Обсуждение: Postgres batch write very slow - what to do
Folks ! I have a batch application that writes approx. 4 million rows into a narrow table. I am using JDBC addBatch/ExecuteBatch with auto commit turned off. Batch size is 100. So far I am seeing Postgres take roughly five times the time it takes to do this in the Oracle. I have played with many parameters. Only one that seems to have any affect is fsync - but thats only 10% or so. Initially I got the warning that checkpoints were happening too often so I increased the segments to 24. Warnings stopped, but no real improvement in performance. Is postgres really that slow ? What am I missing ? Here are the changes to my postgressql.cong file. shared_buffers = 768MB work_mem = 256MB maintenance_work_mem = 128MB fsync = off checkpoint_segments = 24 autovacuum = on Thank you, -Sanjay -- View this message in context: http://www.nabble.com/Postgres-batch-write-very-slow---what-to-do-tf3395195.html#a9452092 Sent from the PostgreSQL - performance mailing list archive at Nabble.com.
femski wrote: > I have a batch application that writes approx. 4 million rows into a narrow > table. I am using JDBC addBatch/ExecuteBatch with auto commit turned off. > Batch size is 100. So far I am seeing Postgres take roughly five times the > time it takes to do this in the Oracle. The usual tricks are: - Drop indexes before loading, and rebuild them afterwards. - Disable foreign key references while loading - Use COPY instead of JDBC Is the loading I/O or CPU bound? How long does the load actually take?
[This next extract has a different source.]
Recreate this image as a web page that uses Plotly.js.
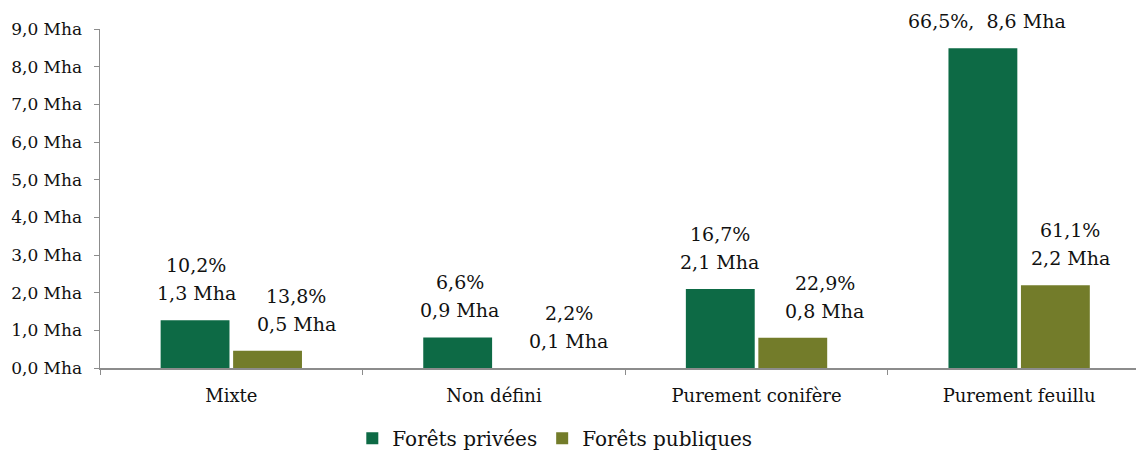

Are you running the latest version of PostgreSQL and the JDBC driver? Have you read the "Populating a Database" chapter in the manual: http://www.postgresql.org/docs/8.2/interactive/populate.html -- Heikki Linnakangas EnterpriseDB http://www.enterprisedb.com
On 3/13/07, femski <hypertree@yahoo.com> wrote: > > Folks ! > > I have a batch application that writes approx. 4 million rows into a narrow > table. I am using JDBC addBatch/ExecuteBatch with auto commit turned off. > Batch size is 100. So far I am seeing Postgres take roughly five times the > time it takes to do this in the Oracle. > > I have played with many parameters. Only one that seems to have any affect > is fsync - but thats only 10% or so. > Initially I got the warning that checkpoints were happening too often so I > increased the segments to 24. Warnings stopped, but no real improvement in > performance. > > Is postgres really that slow ? What am I missing ? how many inserts/sec are you getting approximately. Maybe you have some type of network issue. merlin
I am runing Postgres 8.2 on OpenSuse 10.2 with latest jdbc driver. I moved the app to be collocated with the server. Oracle takes 60 sec. Postgres 275 sec. For 4.7 million rows. There are 4 CPUs on the server and one is runing close to 100% during inserts. Network history shows spikes of upto 60% of the bandwidth (Gnome System monitor graph). I have a gigabit card - but should not enter into picture since its on local host. thanks, -Sanjay -- View this message in context: http://www.nabble.com/Postgres-batch-write-very-slow---what-to-do-tf3395195.html#a9453712 Sent from the PostgreSQL - performance mailing list archive at Nabble.com.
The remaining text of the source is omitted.